# USA Trains Heavywieghts



## chris lepore (Apr 12, 2008)

There is a short video on the USA Trains website of the new heavyweight passenger cars, I think they look great. Go to the passenger car page then click on to heavyweight passenger cars to view video.


----------



## Greg Elmassian (Jan 3, 2008)

Yep, they sure look nice, nice full length. Always wished that Aristo had just added the last 8 feet to their models.






Greg - 70


----------



## Paul Burch (Jan 2, 2008)

Wonder why no full baggage car?


----------



## Greg Elmassian (Jan 3, 2008)

Yeah, weird, I'd make a full baggage before a combine:










Greg - 69 (that was a good year)


----------



## Paul Burch (Jan 2, 2008)

I will get four or five cars to set up a local passenger to run behind my S.P. GS1 northern. Perfect match. 
Old post. ................. http://forums.mylargescale.com/15-model-making/68282-southern-pacific-gs-1-northern-kitbash.html


----------



## Robert Fasnacht (Jan 2, 2008)

*Aristo-Craft Heaavyweight Baggage Car*

*Paul:*

*Your query, "Wonder why no full baggage car?" prompts a chuckle and some humorous memories.*

*I think you have been around the layout several times by now so it is likely you will recall the constant hue and cry raised by the unwashed masses regarding Uncle Lewis' failure to produce a full baggage car for Aristo-Craft's heavies. It seemed nearly every new thread on the A/C forum contained language about this glaring omission and I was always in the forefront singing the praises of a bright, new passenger.*

*For the most part our disappointments went unheeded until--SURPRISE--there in the corner of the show room sat a pallet of various roadname baggage cars. Quietly, and without fanfare, Lewis had produced the long-desired baggage car in a variety of road names. These cars were to be sold immediately after the opening bell rang for the Perry, GA show. In talking with Lewis, the major problem was, as often is, the cost of research, design, engineering, material prices and all manner of things regarding the production of a Gauge #1 car. He admitted to me that he had changed his mind and, without any hint, allowed his staff and manufacturer to produce the full baggage car for release during his show to quiet the restless natives. It worked for a little while but I know G-gaugers who complain lo these many years later that A/C did not produce enough to meet demand. This was one of those situations were "snooze you loose" and I made certain I was early in line to buy a Southern baggage. Fate stepped in not so long afterwards and Lewis & Company was no more forever sealing the impossibility of ever meeting demand.*

*Uncle Ro's thinking may parallel Lewis' thoughts and decided a full baggage car is not really necessary, who knows? Then again, such a passenger car may eventually become available--about the same time as another smoothside Amtrak production run is made, which probably means never.*

*Bob Fasnacht*


----------



## Greg Elmassian (Jan 3, 2008)

One reason presented was that instead of making an RPO car and a baggage car, a combine (RPO & baggage) was one less car to design and produce, and of course the hope was that people would buy multiples of coaches and sleepers.

Greg - 66 (ahh route 66)


----------



## du-bousquetaire (Feb 14, 2011)

Well folks it looks like Mr grumpy is about to strike again:

I find it very good fun to have a Frenchman (although I have lived in the States for 9 years and been a permanent resident...) point out to our knowledgeable readers that the "combine" is actually a baggage club car (smoker)! this product of the Pullman company was a staple on many important all pullman (or sleeper) extra fare trains of the heavyweight era and to quote Joe Welsh in his excellent book on the Broadway limited (with photo page 55) " was typically a male bastion where sports and business were discussed in a haze of smoke from good cigars and the attentive gaze of a pullman attendant who dispensed refreshments". 
Which is absolutely different from a combine coach car. You will surely agree.

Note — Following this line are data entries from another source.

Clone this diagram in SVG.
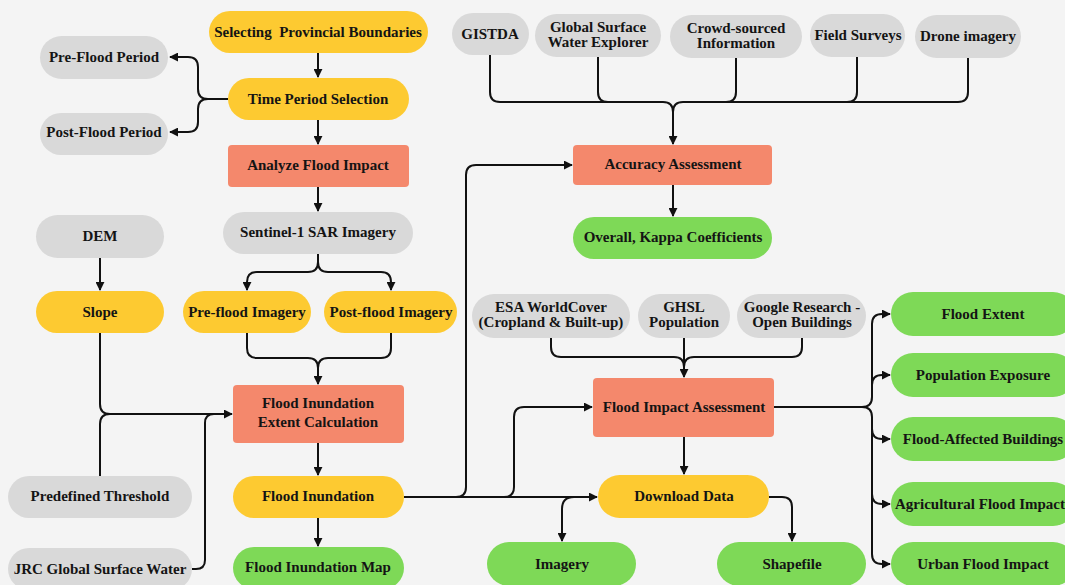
<svg xmlns="http://www.w3.org/2000/svg" width="1065" height="585" viewBox="0 0 1065 585">
<style>
text{font-family:"Liberation Serif","Times New Roman",serif;font-weight:bold;font-size:15px;fill:#141414;text-anchor:middle}
.y{fill:#fdca31}
.s{fill:#f4886c}
.g{fill:#7ed957}
.k{fill:#d9d9d9}
.c path{fill:none;stroke:#111;stroke-width:2}
.a{marker-end:url(#ah)}
</style>
<defs>
<marker id="ah" viewBox="0 0 10 10" refX="9" refY="5" markerWidth="4.5" markerHeight="4.5" orient="auto"><path d="M0,0 L10,5 L0,10 z" fill="#111"/></marker>
</defs>
<rect width="1065" height="585" fill="#f4f4f4"/>

<g id="connectors" class="c">
<path class="a" d="M318,53 V77"/>
<path class="a" d="M318,120 V144"/>
<path class="a" d="M318,187 V211"/>
<path class="a" d="M228,99 H208 Q198,99 198,89 V67 Q198,57 188,57 H170"/>
<path class="a" d="M208,99 Q198,99 198,109 V122 Q198,132 188,132 H170"/>
<path class="a" d="M318,254 V262 Q318,272 308,272 H257 Q247,272 247,282 V290"/>
<path class="a" d="M318,262 Q318,272 328,272 H381 Q391,272 391,282 V290"/>
<path class="a" d="M247,333 V348 Q247,358 257,358 H308 Q318,358 318,368 V384"/>
<path d="M391,333 V348 Q391,358 381,358 H328 Q318,358 318,368"/>
<path class="a" d="M100,258 V290"/>
<path class="a" d="M100,333 V404 Q100,414 110,414 H232"/>
<path d="M100,476 V424 Q100,414 110,414"/>
<path d="M192,569 H196 Q205,569 205,560 V423 Q205,414 214,414"/>
<path class="a" d="M318,443 V475"/>
<path class="a" d="M318,518 V546"/>
<path class="a" d="M404,497 H597"/>
<path class="a" d="M456,497 Q466,497 466,487 V175 Q466,165 476,165 H572"/>
<path class="a" d="M504,497 Q514,497 514,487 V417 Q514,407 524,407 H592"/>
<path class="a" d="M574,497 Q562,497 562,509 V541"/>
<path class="a" d="M769,497 H782 Q792,497 792,507 V541"/>
<path class="a" d="M684,437 V474"/>
<path class="a" d="M490,55 V92 Q490,102 500,102 H663 Q673,102 673,112 V144"/>
<path d="M968,58 V92 Q968,102 958,102 H683 Q673,102 673,112"/>
<path d="M598,57 V92 Q598,102 608,102"/>
<path d="M736,58 V92 Q736,102 726,102"/>
<path d="M857,57 V92 Q857,102 847,102"/>
<path class="a" d="M673,185 V216"/>
<path class="a" d="M551,338 V347 Q551,357 561,357 H674 Q684,357 684,367 V377"/>
<path d="M802,338 V347 Q802,357 792,357 H694 Q684,357 684,367"/>
<path d="M684,338 V367"/>
<path class="a" d="M774,407 H862 Q872,407 872,397 V324 Q872,314 882,314 H890"/>
<path class="a" d="M872,385 Q872,375 882,375 H890"/>
<path class="a" d="M862,407 Q872,407 872,417 V554 Q872,564 882,564 H890"/>
<path class="a" d="M872,429 Q872,439 882,439 H890"/>
<path class="a" d="M872,494 Q872,504 882,504 H890"/>
</g>

<g id="n-selecting"><rect class="y" x="209" y="11" width="219" height="42" rx="21"/><text x="318" y="37" style="white-space:pre">Selecting  Provincial Boundaries</text></g>
<g id="n-preflood-period"><rect class="k" x="40" y="36" width="128" height="43" rx="21.5"/><text x="104" y="62">Pre-Flood Period</text></g>
<g id="n-time"><rect class="y" x="228" y="78" width="181" height="42" rx="21"/><text x="318" y="104">Time Period Selection</text></g>
<g id="n-postflood-period"><rect class="k" x="40" y="113" width="128" height="42" rx="21"/><text x="104" y="137">Post-Flood Period</text></g>
<g id="n-analyze"><rect class="s" x="228" y="145" width="181" height="42" rx="4"/><text x="318" y="170">Analyze Flood Impact</text></g>
<g id="n-sentinel"><rect class="k" x="223" y="212" width="190" height="42" rx="21"/><text x="318" y="237">Sentinel-1 SAR Imagery</text></g>
<g id="n-dem"><rect class="k" x="36" y="215" width="128" height="43" rx="21.5"/><text x="100" y="241">DEM</text></g>
<g id="n-slope"><rect class="y" x="36" y="291" width="128" height="42" rx="21"/><text x="100" y="317">Slope</text></g>
<g id="n-pre-imagery"><rect class="y" x="183" y="291" width="128" height="42" rx="21"/><text x="247" y="317">Pre-flood Imagery</text></g>
<g id="n-post-imagery"><rect class="y" x="324" y="291" width="133" height="42" rx="21"/><text x="391" y="317">Post-flood Imagery</text></g>
<g id="n-fiec"><rect class="s" x="233" y="385" width="171" height="58" rx="4"/><text x="318" y="408">Flood Inundation</text><text x="318" y="427">Extent Calculation</text></g>
<g id="n-threshold"><rect class="k" x="8" y="476" width="184" height="42" rx="21"/><text x="100" y="501">Predefined Threshold</text></g>
<g id="n-jrc"><rect class="k" x="8" y="548" width="184" height="42" rx="21"/><text x="100" y="574">JRC Global Surface Water</text></g>
<g id="n-fi"><rect class="y" x="233" y="476" width="171" height="42" rx="21"/><text x="318" y="501">Flood Inundation</text></g>
<g id="n-fim"><rect class="g" x="233" y="547" width="171" height="42" rx="21"/><text x="318" y="572">Flood Inundation Map</text></g>

<g id="n-gistda"><rect class="k" x="452" y="13" width="77" height="42" rx="21"/><text x="490" y="39">GISTDA</text></g>
<g id="n-gswe"><rect class="k" x="535" y="14" width="126" height="43" rx="21.5"/><text x="598" y="32">Global Surface</text><text x="598" y="47">Water Explorer</text></g>
<g id="n-crowd"><rect class="k" x="670" y="15" width="132" height="43" rx="21.5"/><text x="736" y="33">Crowd-sourced</text><text x="736" y="48">Information</text></g>
<g id="n-field"><rect class="k" x="810" y="14" width="95" height="43" rx="21.5"/><text x="858" y="40">Field Surveys</text></g>
<g id="n-drone"><rect class="k" x="915" y="15" width="106" height="43" rx="21.5"/><text x="968" y="41">Drone imagery</text></g>
<g id="n-accuracy"><rect class="s" x="573" y="145" width="199" height="40" rx="4"/><text x="673" y="169">Accuracy Assessment</text></g>
<g id="n-kappa"><rect class="g" x="573" y="217" width="199" height="42" rx="21"/><text x="673" y="242">Overall, Kappa Coefficients</text></g>

<g id="n-esa"><rect class="k" x="472" y="294" width="158" height="44" rx="22"/><text x="551" y="312">ESA WorldCover</text><text x="551" y="327">(Cropland &amp; Built-up)</text></g>
<g id="n-ghsl"><rect class="k" x="638" y="294" width="92" height="44" rx="22"/><text x="684" y="312">GHSL</text><text x="684" y="327">Population</text></g>
<g id="n-google"><rect class="k" x="737" y="294" width="129" height="44" rx="22"/><text x="802" y="312">Google Research -</text><text x="802" y="327">Open Buildings</text></g>
<g id="n-fia"><rect class="s" x="593" y="378" width="181" height="59" rx="4"/><text x="684" y="412">Flood Impact Assessment</text></g>
<g id="n-download"><rect class="y" x="598" y="475" width="171" height="43" rx="21.5"/><text x="684" y="501">Download Data</text></g>
<g id="n-imagery"><rect class="g" x="487" y="542" width="149" height="44" rx="22"/><text x="562" y="569">Imagery</text></g>
<g id="n-shapefile"><rect class="g" x="717" y="542" width="149" height="44" rx="22"/><text x="792" y="569">Shapefile</text></g>

<g id="n-extent"><rect class="g" x="891" y="292" width="184" height="44" rx="22"/><text x="983" y="319">Flood Extent</text></g>
<g id="n-population"><rect class="g" x="891" y="353" width="184" height="44" rx="22"/><text x="983" y="380">Population Exposure</text></g>
<g id="n-buildings"><rect class="g" x="891" y="417" width="184" height="44" rx="22"/><text x="983" y="444">Flood-Affected Buildings</text></g>
<g id="n-agri"><rect class="g" x="891" y="482" width="184" height="44" rx="22"/><text x="980" y="509">Agricultural Flood Impact</text></g>
<g id="n-urban"><rect class="g" x="891" y="542" width="184" height="44" rx="22"/><text x="983" y="569">Urban Flood Impact</text></g>
</svg>
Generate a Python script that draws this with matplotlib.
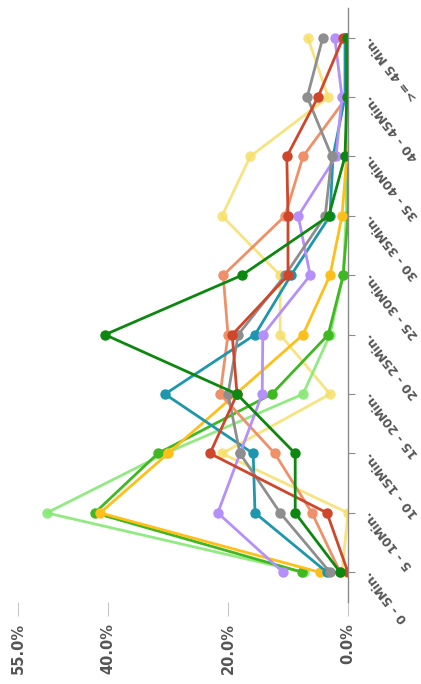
import matplotlib
matplotlib.use('Agg')
import matplotlib.pyplot as plt

# categories from bottom (0 - 5) to top (>= 45)
categories = ["0 - 5Min.", "5 - 10Min.", "10 - 15Min.", "15 - 20Min.", "20 - 25Min.",
              "25 - 30Min.", "30 - 35Min.", "35 - 40Min.", "40 - 45Min.", ">= 45 Min."]

# share of orders per bucket, in %
dark_green = [1.3, 8.8, 8.8, 18.5, 40.5, 17.7, 3.2, 0.5, 0.2, 0.2]
light_green = [7.3, 50.2, 30.5, 7.5, 3.0, 0.8, 0.3, 0.2, 0.2, 0.2]
green = [7.6, 42.2, 31.7, 12.7, 3.3, 0.8, 0.0, 0.0, 0.0, 0.0]
gold = [4.7, 41.3, 30.0, 18.7, 7.5, 3.0, 1.0, 0.2, 0.3, 0.2]
pale_yellow = [1.0, 0.0, 21.0, 3.0, 11.3, 11.3, 21.0, 16.3, 3.3, 6.7]
teal = [3.5, 15.5, 15.8, 30.5, 15.5, 9.5, 3.0, 2.5, 0.5, 0.5]
purple = [10.8, 21.7, 18.0, 14.3, 14.2, 6.3, 8.3, 2.0, 1.0, 2.2]
gray = [3.0, 11.3, 18.0, 20.0, 18.3, 10.5, 3.8, 2.7, 6.8, 4.2]
red = [0.0, 3.5, 23.0, 18.5, 19.3, 10.0, 10.0, 10.2, 5.0, 0.8]
salmon = [1.3, 6.0, 12.2, 21.3, 20.0, 20.8, 10.5, 7.5, 0.2, 0.3]

x_ticks = [0, 20, 40, 55]

series = [
    (pale_yellow, "#f6e06a", 0.85),
    (light_green, "#86e874", 0.9),
    (green, "#3fb822", 1.0),
    (gold, "#ffbf1a", 1.0),
    (salmon, "#ef9068", 1.0),
    (teal, "#1c97ad", 1.0),
    (purple, "#b590fb", 1.0),
    (gray, "#8e8e8e", 1.0),
    (red, "#d0462a", 1.0),
    (dark_green, "#0c870f", 1.0),
]

fig = plt.figure(figsize=(4.21, 6.84), dpi=100)
ax = fig.add_axes([18 / 421, 82 / 684, 330 / 421, 594 / 684])

pos = list(range(len(categories)))
for vals, col, a in series:
    ax.plot(vals, pos, color=col, alpha=a, lw=2, marker='o', ms=7.5, mec=col, mew=0)

ax.set_xlim(55, 0)
ax.set_ylim(-0.5, len(categories) - 0.5)

for s in ['left', 'top', 'bottom']:
    ax.spines[s].set_visible(False)
ax.spines['right'].set_color('#8a8a8a')
ax.spines['right'].set_linewidth(1)

ax.yaxis.tick_right()
ax.set_yticks(pos)
ax.set_yticklabels(categories)
ax.tick_params(axis='y', length=5, color='#8a8a8a', pad=9, labelsize=9, labelcolor='#555555')
for lbl in ax.get_yticklabels():
    lbl.set_rotation(128)
    lbl.set_rotation_mode('anchor')
    lbl.set_ha('right')
    lbl.set_va('center')
    lbl.set_fontweight('bold')

ax.set_xticks(x_ticks)
ax.set_xticklabels([f"{v:.1f}%" for v in x_ticks])
ax.tick_params(axis='x', length=10, color='#c8c8c8', pad=5, labelsize=10.5, labelcolor='#555555')
for lbl in ax.get_xticklabels():
    lbl.set_rotation(90)
    lbl.set_fontweight('bold')

fig.savefig("out.png", dpi=100)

So not content to help out with info on our European Orient express I am happy to help out those who never saw the heavyweight era. 

I understand that model railroad magasines nowadays, have a hard time publishing articles over four pages of text. Now I know why... Reading about the prototype should be an enjoyment to any railfan.

By the way it seems that USA trains copied the consist of the former and much lamented J & M XXth century - Broadway limited cars made in 1/32 scale in the 1980s.
Folks can rejoice in knowing that they can now make up a great name or extra fare train of the heavyweight era, albeight in 1/29th scale.
Mr grumpy


----------



## Paul Burch (Jan 2, 2008)

I received this information from a member who no longer posts on this forum. It does answer my question.

To answer your question, USA Trains seem to have actually taken the time to model their cars on real Pullman car information, and actually used the correct names on the Pullman cars. (I have looked no further than that for the other railroads listed)
The Club Buffet Baggage appears to be Pullman plan 3951
The Sleepers are 8 section/1 drawing room/2 compartment cars to plan 3979
The 10 section - Observation car is to plan 3521
The Dining car 'seems' to be a rebuilt version of plan 3952
So, as you know the Pullman company was in the business of making money from passengers spending money, and therefor as far as I know never built Baggage cars that didn't carry passengers as well.
I hope that helps answer your question


----------



## Greg Elmassian (Jan 3, 2008)

I like the idea of a car for smoking cigars!










Thanks for the info Paul, nice to see the "provenance" of the USAT cars.

Greg


----------



## du-bousquetaire (Feb 14, 2011)

Yes it does look like they did their homework for the research.


----------



## bonzo1953 (Dec 27, 2007)

I was getting all excited about Gage 1 heavyweight coaches becoming available until I learned that they are 1:29 scale.
I wish some 1:32 scale heavyweights would become available.


----------



## krs (Feb 29, 2008)

Have these USA Trains Heavyweight actually shipped?


----------



## krs (Feb 29, 2008)

Well, since I didn't get an answer here, I got the info elsewhere.
What I got is that the current expectation is availability at end of April.


----------



## Paul Burch (Jan 2, 2008)

Some in April, some in May. I think it is still a wait and see.


----------



## chris lepore (Apr 12, 2008)

I can’t wait, really looking forward to these.


----------



## Treeman (Jan 6, 2008)

bonzo1953 said:


> I was getting all excited about Gage 1 heavyweight coaches becoming available until I learned that they are 1:29 scale.
> I wish some 1:32 scale heavyweights would become available.


Don't be looking at USA Trains for 1/32

I know this is an old post.


----------



## Paul Burch (Jan 2, 2008)

Mike,
Any late word on heavyweight delivery?


----------



## chris lepore (Apr 12, 2008)

I asked at the at York on Sat. Ro said about 3 months. I have an eight car set of New York Centrals on order.


----------



## Treeman (Jan 6, 2008)

That is what he has told us last week.


----------



## Paul Burch (Jan 2, 2008)

So the Apri/May dates are now inaccurate?


----------



## Pete Thornton (Jan 2, 2008)

Paul Burch said:


> So the Apri/May dates are now inaccurate?


As we used to say at my last place of employment: "What year?".


----------